Work to complete: Copy out all the lines exactly. Omit pictures.

Information shown:

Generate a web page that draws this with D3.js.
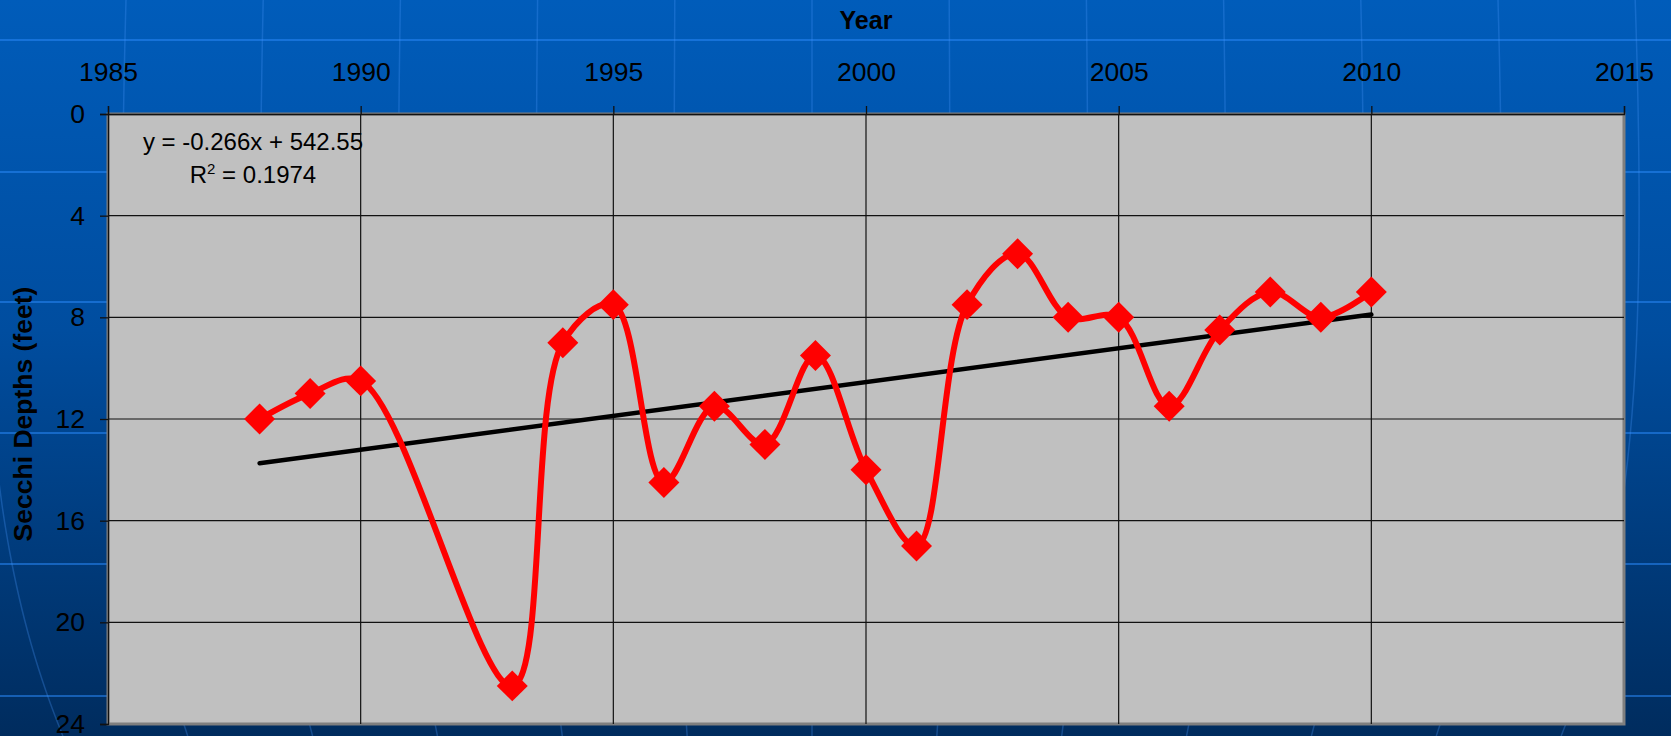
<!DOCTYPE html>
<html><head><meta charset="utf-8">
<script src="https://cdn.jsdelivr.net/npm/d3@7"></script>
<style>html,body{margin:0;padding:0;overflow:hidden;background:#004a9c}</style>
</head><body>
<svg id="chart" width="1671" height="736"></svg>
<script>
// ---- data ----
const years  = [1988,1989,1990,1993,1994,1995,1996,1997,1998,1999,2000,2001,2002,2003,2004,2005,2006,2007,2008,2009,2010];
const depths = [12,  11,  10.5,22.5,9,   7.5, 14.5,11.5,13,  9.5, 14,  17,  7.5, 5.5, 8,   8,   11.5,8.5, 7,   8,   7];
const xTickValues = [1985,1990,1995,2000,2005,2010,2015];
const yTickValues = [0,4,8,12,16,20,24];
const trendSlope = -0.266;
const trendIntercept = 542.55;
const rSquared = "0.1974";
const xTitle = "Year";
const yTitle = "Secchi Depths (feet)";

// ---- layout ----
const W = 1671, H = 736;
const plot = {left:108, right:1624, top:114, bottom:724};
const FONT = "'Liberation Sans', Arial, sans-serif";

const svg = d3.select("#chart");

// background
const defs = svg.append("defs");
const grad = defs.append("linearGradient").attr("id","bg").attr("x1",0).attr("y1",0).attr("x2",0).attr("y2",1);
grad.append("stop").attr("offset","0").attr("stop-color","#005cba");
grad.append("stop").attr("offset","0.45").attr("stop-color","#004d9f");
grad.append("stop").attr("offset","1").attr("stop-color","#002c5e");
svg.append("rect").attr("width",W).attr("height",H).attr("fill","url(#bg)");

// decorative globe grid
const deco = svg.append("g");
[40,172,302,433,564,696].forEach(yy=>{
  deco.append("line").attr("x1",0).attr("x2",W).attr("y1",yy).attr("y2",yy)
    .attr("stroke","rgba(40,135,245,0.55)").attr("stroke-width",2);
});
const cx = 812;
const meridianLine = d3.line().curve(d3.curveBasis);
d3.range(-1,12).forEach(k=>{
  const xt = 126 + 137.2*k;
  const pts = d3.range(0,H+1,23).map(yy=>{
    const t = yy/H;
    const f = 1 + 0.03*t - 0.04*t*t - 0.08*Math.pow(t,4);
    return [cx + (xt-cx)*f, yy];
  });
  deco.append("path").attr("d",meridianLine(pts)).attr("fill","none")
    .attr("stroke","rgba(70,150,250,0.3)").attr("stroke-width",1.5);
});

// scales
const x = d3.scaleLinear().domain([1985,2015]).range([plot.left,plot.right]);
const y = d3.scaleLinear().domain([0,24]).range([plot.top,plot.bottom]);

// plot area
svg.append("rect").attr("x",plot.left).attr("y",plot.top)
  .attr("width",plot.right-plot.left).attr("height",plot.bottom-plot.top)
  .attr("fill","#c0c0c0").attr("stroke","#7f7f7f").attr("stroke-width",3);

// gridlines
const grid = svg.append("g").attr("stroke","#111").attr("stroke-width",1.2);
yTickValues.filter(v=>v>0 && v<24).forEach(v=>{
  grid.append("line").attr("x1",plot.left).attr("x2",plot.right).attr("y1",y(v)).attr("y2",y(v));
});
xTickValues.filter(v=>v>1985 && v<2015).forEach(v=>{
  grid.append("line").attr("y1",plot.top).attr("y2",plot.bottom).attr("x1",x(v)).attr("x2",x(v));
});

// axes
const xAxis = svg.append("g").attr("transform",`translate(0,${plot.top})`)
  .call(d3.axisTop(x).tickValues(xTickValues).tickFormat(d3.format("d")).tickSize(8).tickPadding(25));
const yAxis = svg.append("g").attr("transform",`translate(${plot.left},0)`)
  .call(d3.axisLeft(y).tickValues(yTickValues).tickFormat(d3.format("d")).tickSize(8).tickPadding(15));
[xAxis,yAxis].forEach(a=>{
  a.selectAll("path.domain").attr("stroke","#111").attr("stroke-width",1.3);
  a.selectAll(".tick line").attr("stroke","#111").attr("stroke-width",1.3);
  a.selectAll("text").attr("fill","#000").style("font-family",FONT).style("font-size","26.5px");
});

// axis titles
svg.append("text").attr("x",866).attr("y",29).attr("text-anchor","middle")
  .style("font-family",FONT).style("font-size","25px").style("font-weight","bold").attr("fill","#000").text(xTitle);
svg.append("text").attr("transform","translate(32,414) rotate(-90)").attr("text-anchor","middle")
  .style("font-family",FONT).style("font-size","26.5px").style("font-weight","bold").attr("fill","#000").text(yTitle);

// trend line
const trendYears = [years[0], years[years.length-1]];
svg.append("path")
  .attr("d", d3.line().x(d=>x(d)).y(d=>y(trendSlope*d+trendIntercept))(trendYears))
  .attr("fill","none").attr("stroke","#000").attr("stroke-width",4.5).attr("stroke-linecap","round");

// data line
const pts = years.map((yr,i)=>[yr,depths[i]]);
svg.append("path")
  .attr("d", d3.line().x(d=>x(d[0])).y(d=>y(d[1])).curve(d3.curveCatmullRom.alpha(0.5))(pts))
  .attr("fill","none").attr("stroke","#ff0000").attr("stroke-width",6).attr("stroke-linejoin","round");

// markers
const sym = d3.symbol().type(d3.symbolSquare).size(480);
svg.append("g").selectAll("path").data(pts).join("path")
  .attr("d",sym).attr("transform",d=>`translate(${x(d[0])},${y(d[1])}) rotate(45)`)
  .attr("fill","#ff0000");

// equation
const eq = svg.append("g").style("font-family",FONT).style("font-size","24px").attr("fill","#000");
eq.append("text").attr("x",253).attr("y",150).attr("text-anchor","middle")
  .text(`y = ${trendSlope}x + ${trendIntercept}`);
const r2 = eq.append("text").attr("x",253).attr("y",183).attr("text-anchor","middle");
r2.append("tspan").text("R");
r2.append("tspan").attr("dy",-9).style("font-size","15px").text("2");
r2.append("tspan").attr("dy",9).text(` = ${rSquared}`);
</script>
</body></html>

Exercise result:
Generate a web page that draws this with D3.js.
<!DOCTYPE html>
<html><head><meta charset="utf-8">
<script src="https://cdn.jsdelivr.net/npm/d3@7"></script>
<style>html,body{margin:0;padding:0;overflow:hidden;background:#004a9c}</style>
</head><body>
<svg id="chart" width="1671" height="736"></svg>
<script>
// ---- data ----
const years  = [1988,1989,1990,1993,1994,1995,1996,1997,1998,1999,2000,2001,2002,2003,2004,2005,2006,2007,2008,2009,2010];
const depths = [12,  11,  10.5,22.5,9,   7.5, 14.5,11.5,13,  9.5, 14,  17,  7.5, 5.5, 8,   8,   11.5,8.5, 7,   8,   7];
const xTickValues = [1985,1990,1995,2000,2005,2010,2015];
const yTickValues = [0,4,8,12,16,20,24];
const trendSlope = -0.266;
const trendIntercept = 542.55;
const rSquared = "0.1974";
const xTitle = "Year";
const yTitle = "Secchi Depths (feet)";

// ---- layout ----
const W = 1671, H = 736;
const plot = {left:108, right:1624, top:114, bottom:724};
const FONT = "'Liberation Sans', Arial, sans-serif";

const svg = d3.select("#chart");

// background
const defs = svg.append("defs");
const grad = defs.append("linearGradient").attr("id","bg").attr("x1",0).attr("y1",0).attr("x2",0).attr("y2",1);
grad.append("stop").attr("offset","0").attr("stop-color","#005cba");
grad.append("stop").attr("offset","0.45").attr("stop-color","#004d9f");
grad.append("stop").attr("offset","1").attr("stop-color","#002c5e");
svg.append("rect").attr("width",W).attr("height",H).attr("fill","url(#bg)");

// decorative globe grid
const deco = svg.append("g");
[40,172,302,433,564,696].forEach(yy=>{
  deco.append("line").attr("x1",0).attr("x2",W).attr("y1",yy).attr("y2",yy)
    .attr("stroke","rgba(40,135,245,0.55)").attr("stroke-width",2);
});
const cx = 812;
const meridianLine = d3.line().curve(d3.curveBasis);
d3.range(-1,12).forEach(k=>{
  const xt = 126 + 137.2*k;
  const pts = d3.range(0,H+1,23).map(yy=>{
    const t = yy/H;
    const f = 1 + 0.03*t - 0.04*t*t - 0.08*Math.pow(t,4);
    return [cx + (xt-cx)*f, yy];
  });
  deco.append("path").attr("d",meridianLine(pts)).attr("fill","none")
    .attr("stroke","rgba(70,150,250,0.3)").attr("stroke-width",1.5);
});

// scales
const x = d3.scaleLinear().domain([1985,2015]).range([plot.left,plot.right]);
const y = d3.scaleLinear().domain([0,24]).range([plot.top,plot.bottom]);

// plot area
svg.append("rect").attr("x",plot.left).attr("y",plot.top)
  .attr("width",plot.right-plot.left).attr("height",plot.bottom-plot.top)
  .attr("fill","#c0c0c0").attr("stroke","#7f7f7f").attr("stroke-width",3);

// gridlines
const grid = svg.append("g").attr("stroke","#111").attr("stroke-width",1.2);
yTickValues.filter(v=>v>0 && v<24).forEach(v=>{
  grid.append("line").attr("x1",plot.left).attr("x2",plot.right).attr("y1",y(v)).attr("y2",y(v));
});
xTickValues.filter(v=>v>1985 && v<2015).forEach(v=>{
  grid.append("line").attr("y1",plot.top).attr("y2",plot.bottom).attr("x1",x(v)).attr("x2",x(v));
});

// axes
const xAxis = svg.append("g").attr("transform",`translate(0,${plot.top})`)
  .call(d3.axisTop(x).tickValues(xTickValues).tickFormat(d3.format("d")).tickSize(8).tickPadding(25));
const yAxis = svg.append("g").attr("transform",`translate(${plot.left},0)`)
  .call(d3.axisLeft(y).tickValues(yTickValues).tickFormat(d3.format("d")).tickSize(8).tickPadding(15));
[xAxis,yAxis].forEach(a=>{
  a.selectAll("path.domain").attr("stroke","#111").attr("stroke-width",1.3);
  a.selectAll(".tick line").attr("stroke","#111").attr("stroke-width",1.3);
  a.selectAll("text").attr("fill","#000").style("font-family",FONT).style("font-size","26.5px");
});

// axis titles
svg.append("text").attr("x",866).attr("y",29).attr("text-anchor","middle")
  .style("font-family",FONT).style("font-size","25px").style("font-weight","bold").attr("fill","#000").text(xTitle);
svg.append("text").attr("transform","translate(32,414) rotate(-90)").attr("text-anchor","middle")
  .style("font-family",FONT).style("font-size","26.5px").style("font-weight","bold").attr("fill","#000").text(yTitle);

// trend line
const trendYears = [years[0], years[years.length-1]];
svg.append("path")
  .attr("d", d3.line().x(d=>x(d)).y(d=>y(trendSlope*d+trendIntercept))(trendYears))
  .attr("fill","none").attr("stroke","#000").attr("stroke-width",4.5).attr("stroke-linecap","round");

// data line
const pts = years.map((yr,i)=>[yr,depths[i]]);
svg.append("path")
  .attr("d", d3.line().x(d=>x(d[0])).y(d=>y(d[1])).curve(d3.curveCatmullRom.alpha(0.5))(pts))
  .attr("fill","none").attr("stroke","#ff0000").attr("stroke-width",6).attr("stroke-linejoin","round");

// markers
const sym = d3.symbol().type(d3.symbolSquare).size(480);
svg.append("g").selectAll("path").data(pts).join("path")
  .attr("d",sym).attr("transform",d=>`translate(${x(d[0])},${y(d[1])}) rotate(45)`)
  .attr("fill","#ff0000");

// equation
const eq = svg.append("g").style("font-family",FONT).style("font-size","24px").attr("fill","#000");
eq.append("text").attr("x",253).attr("y",150).attr("text-anchor","middle")
  .text(`y = ${trendSlope}x + ${trendIntercept}`);
const r2 = eq.append("text").attr("x",253).attr("y",183).attr("text-anchor","middle");
r2.append("tspan").text("R");
r2.append("tspan").attr("dy",-9).style("font-size","15px").text("2");
r2.append("tspan").attr("dy",9).text(` = ${rSquared}`);
</script>
</body></html>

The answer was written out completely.